I love my houseplants, but I don’t know them. I give them silent nicknames when I plan my watering itinerary. I have no idea what their scientific names are, nor their common names, nor even what they need from me. I’ve never bothered finding out, because I mistakenly thought that I was going to keep those little cards with the pictures of suns and drops of water that sometimes come with the plant. Paradoxically, I find comfort in not having an instruction manual for everything. It requires something I rarely have recourse to: my instinct. How hard could it be to keep a living thing alive? After all, I’m able to maintain myself, every day, with varying degrees of success. But anyway.

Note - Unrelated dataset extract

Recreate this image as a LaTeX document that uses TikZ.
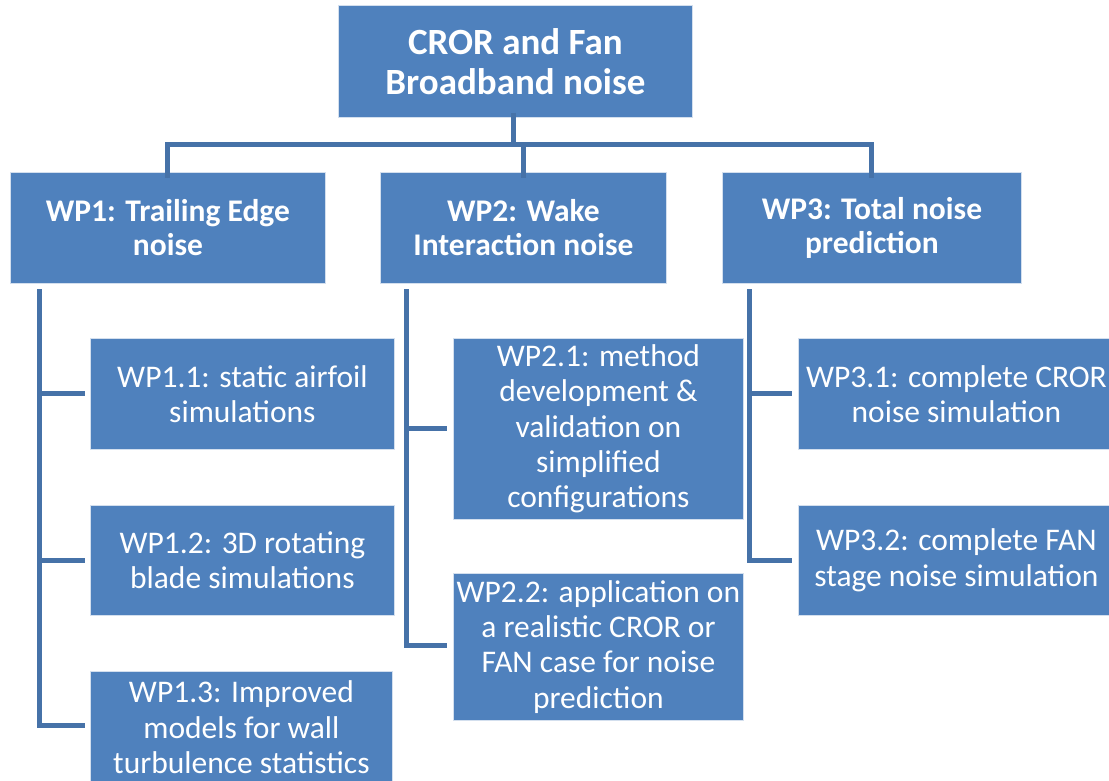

Plants speak the language of colour and texture. And while I’m no polyglot—far from it—I still think I can master the fundamentals of this vernacular. For example, if Granddaddy turns yellow or if Tree-that-sprouts-random-flowers loses its leaves, I’m fluent enough to know that I need to do something about it. I always have a room-temperature jug of water on hand—a detail that makes me feel like Mother Nature herself every time I reach over to use it. This feeling evaporates, though, the second I try to remember the last time I watered them. Was it yesterday? Last week? Last year?

***

I remember my mother who, when I was a kid, would actu- ally grow her own plants. She’d orchestrate an impressive rotation system whereby when one of them had outgrown its pot, she would move it to a bigger one, and so on and so forth with all the other botanicals in the house, to help them reach for the stars. I liked helping her. I liked feeling earth on my hands, making little messes, the dust wafting off bone meal. There was something magical about giving a plant the chance to get bigger just by giving it a bigger home.

My mother had grown her plants as she grew her kids, though the latter had been considerably more complicated: repotting confused little humans doesn’t help much.

The problem is that on Google the plants are just fine.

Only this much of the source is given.